Todos esos mitos se han tambaleado durante los dos últimos dos años. El del catalán cosmopolita y acogedor ha quedado sepultado gracias a la campaña de acoso contra el turismo llevada a cabo por el Ayuntamiento de Ada Colau con el apoyo de la CUP y ERC. Las pintadas que llaman al asesinato de los turistas, los ataques contra autobuses turísticos, las pancartas xenófobas que cuelgan de muchos balcones barceloneses o el hecho de que los vecinos señalen el turismo como su principal preocupación han fulminado el atractivo turístico de la ciudad y de Cataluña por extensión.

¿Ricos con motivos para el victimismo?

Resulta difícil saber si la disminución en porcentajes cercanos al 30% e incluso al 40% de las reservas turísticas y del número de viajeros internacionales del aeropuerto del Prat, así como los descensos de un 50% en las ventas de los comercios del centro de la ciudad, se deben más a la turismofobia o al procés. Es probable, siendo realistas, que la lluvia (el procés) haya caído sobre mojado (el rechazo del turismo). Varios diarios internacionales se han hecho eco de esa turismofobia durante los últimos meses y ya es habitual ver a Barcelona encabezar las listas de las ciudades más antipáticas del planeta para los visitantes.

Tampoco ha hecho mucho por la imagen de Cataluña en el exterior el hecho de que los únicos apoyos al proceso independentista hayan llegado de personajes como Julian Assange, Yoko Ono, Arnaldo Otegi, Nicolás Maduro, Pamela Anderson o de la ultraderecha xenófoba belga. O que el presidente de esa hipotética y fantasmal república independiente catalana haya huido en secreto a otro país y abandonado a la mitad de su Gobierno atrás para evitar la Justicia española con el apoyo de un abogado de terroristas. O la evidencia de que la cuarta comunidad más rica de la quinta economía europea y decimoquinta mundial tiene muy pocos motivos para la queja y aún menos para el victimismo. O la de que compararte con los judíos exterminados durante el Holocausto o apelar a la falta de garantías democráticas de un país que aparece en los puestos más altos de todos los índices de salud democrática internacionales no contribuye a que el prójimo empatice con tu causa.

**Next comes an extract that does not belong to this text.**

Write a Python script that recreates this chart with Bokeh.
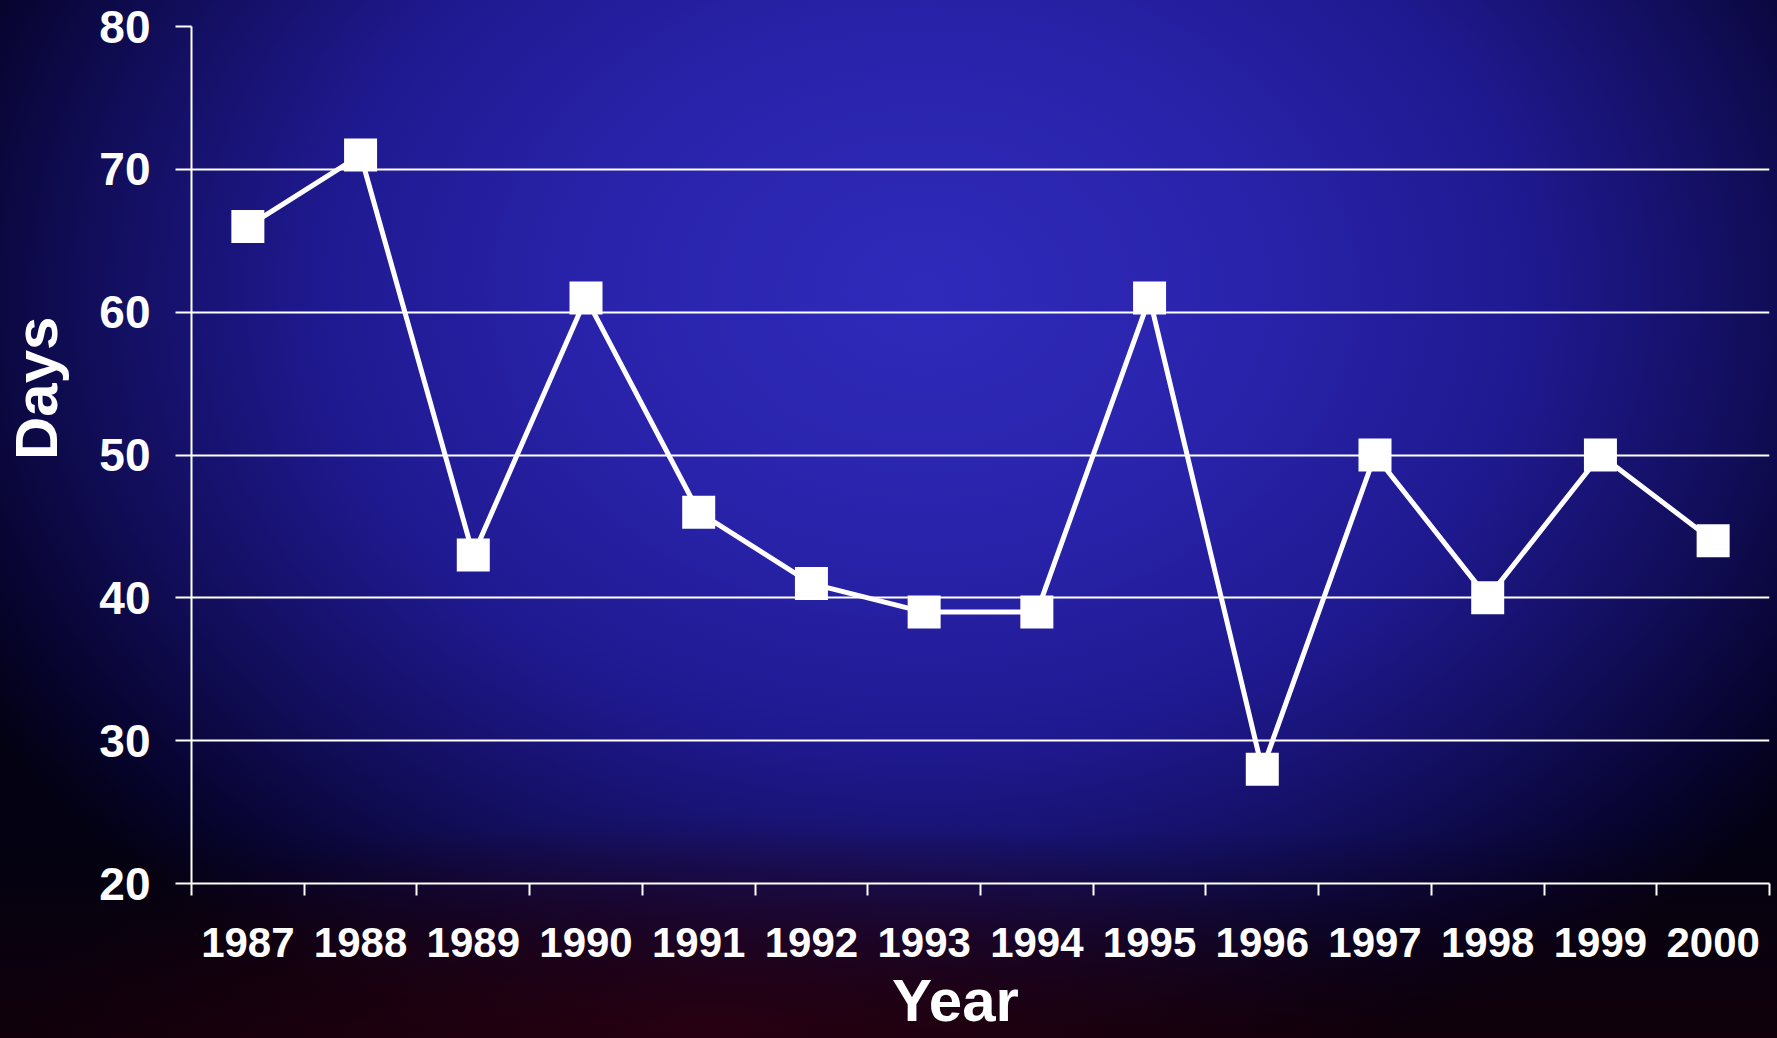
from bokeh.plotting import figure
from bokeh.models import Range1d, LinearAxis, FixedTicker, Grid, ColumnDataSource
from bokeh.embed import file_html
from bokeh.resources import INLINE

# ---- data ----
years = ["1987", "1988", "1989", "1990", "1991", "1992", "1993",
         "1994", "1995", "1996", "1997", "1998", "1999", "2000"]
days = [66, 71, 43, 61, 46, 41, 39, 39, 61, 28, 50, 40, 50, 44]
y_ticks = [20, 30, 40, 50, 60, 70, 80]

n = len(years)
pos = list(range(1, n + 1))            # category centres
bounds = [i + 0.5 for i in range(n + 1)]  # category boundaries

src = ColumnDataSource(dict(x=pos, y=days, year=years))

FONT = "Liberation Sans"
WHITE = "#ffffff"
NB = "\u00a0"

p = figure(width=1777, height=1038,
           x_range=Range1d(0.5, n + 0.5), y_range=Range1d(20, 80),
           x_axis_type=None, y_axis_type=None,
           output_backend="svg", toolbar_location=None,
           min_border_left=191, min_border_right=8,
           min_border_top=26, min_border_bottom=155)
p.outline_line_color = None
p.background_fill_alpha = 0
p.border_fill_alpha = 0
p.styles = {
    "background": (
        "radial-gradient(ellipse 40% 22% at 40% 100%, rgba(55,0,20,0.6) 0%, rgba(55,0,20,0) 100%), "
        "linear-gradient(to top, rgba(16,0,10,0.95) 0%, rgba(16,0,10,0.0) 20%), "
        "radial-gradient(ellipse 62% 80% at 52% 28%, #2f2aba 0%, #2923ab 30%, #1f1990 55%, "
        "#120e5c 75%, #070430 90%, #030112 100%)"
    )
}

# y axis
yax = LinearAxis(ticker=FixedTicker(ticks=y_ticks))
yax.axis_line_color = WHITE
yax.axis_line_width = 2
yax.major_tick_line_color = WHITE
yax.major_tick_line_width = 2
yax.major_tick_out = 16
yax.major_tick_in = 0
yax.minor_tick_line_color = None
yax.major_label_text_font = FONT
yax.major_label_text_font_style = "bold"
yax.major_label_text_font_size = "46px"
yax.major_label_text_color = WHITE
yax.major_label_standoff = 25
yax.axis_label = NB * 8 + "Days"
yax.axis_label_text_font = FONT
yax.axis_label_text_font_style = "bold"
yax.axis_label_text_font_size = "60px"
yax.axis_label_text_color = WHITE
yax.axis_label_standoff = 26
p.add_layout(yax, "left")

# horizontal grid
grid = Grid(dimension=1, ticker=FixedTicker(ticks=y_ticks))
grid.grid_line_color = WHITE
grid.grid_line_width = 2
p.add_layout(grid)

# x axis with tick marks between categories (no labels)
xb = LinearAxis(ticker=FixedTicker(ticks=bounds))
xb.axis_line_color = WHITE
xb.axis_line_width = 2
xb.major_tick_line_color = WHITE
xb.major_tick_line_width = 2
xb.major_tick_out = 12
xb.major_tick_in = 0
xb.minor_tick_line_color = None
xb.major_label_text_font_size = "1px"
xb.major_label_text_alpha = 0
xb.major_label_standoff = 0
p.add_layout(xb, "below")

# x axis carrying the year labels at category centres
xl = LinearAxis(ticker=FixedTicker(ticks=pos))
xl.major_label_overrides = {i: y for i, y in zip(pos, years)}
xl.axis_line_color = None
xl.major_tick_line_color = None
xl.major_tick_out = 0
xl.major_tick_in = 0
xl.minor_tick_line_color = None
xl.major_label_text_font = FONT
xl.major_label_text_font_style = "bold"
xl.major_label_text_font_size = "42px"
xl.major_label_text_color = WHITE
xl.major_label_standoff = 32
xl.axis_label = "Year" + NB * 3
xl.axis_label_text_font = FONT
xl.axis_label_text_font_style = "bold"
xl.axis_label_text_font_size = "60px"
xl.axis_label_text_color = WHITE
xl.axis_label_standoff = 7
p.add_layout(xl, "below")

p.line("x", "y", source=src, line_color=WHITE, line_width=5)
p.scatter("x", "y", source=src, marker="square", size=33,
          fill_color=WHITE, line_color=None)

open("out.html", "w").write(file_html(p, INLINE))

Una ideología incompatible con la modernidad

Por no hablar de los 200 alcaldes de la Cataluña profunda que antes de ayer recorrieron Bruselas vara en mano, de la imagen de la Cataluña rural invadiendo Barcelona a lomos de tractores, de los cortes violentos de carreteras y de vías ferroviarias de la huelga de esta semana o de la inacción de una policía autonómica a las órdenes del régimen nacionalista y en la que muy pocos catalanes no independentistas confían ya.

¿Estamos asistiendo al fin del mito del catalán trabajador, sensato y cosmopolita? ¿Está siendo sustituido ese mito por el arquetipo del catalán privilegiado, quejica, insolidario y cobarde? No resulta ya difícil encontrar artículos en la prensa internacional que inciden en el segundo, frecuentemente haciendo uso de un sarcasmo burlón, en detrimento del primero. Probablemente sea apresurado atribuir los defectos de la casta política nacionalista a todos los ciudadanos catalanes. Pero los acontecimientos de los dos últimos años parecen dar la razón a aquellos que creen que la incompatibilidad del catalanismo político y de sus fanatizados seguidores con la modernidad, la libertad y los estándares democráticos europeos empieza a ser indisimulable.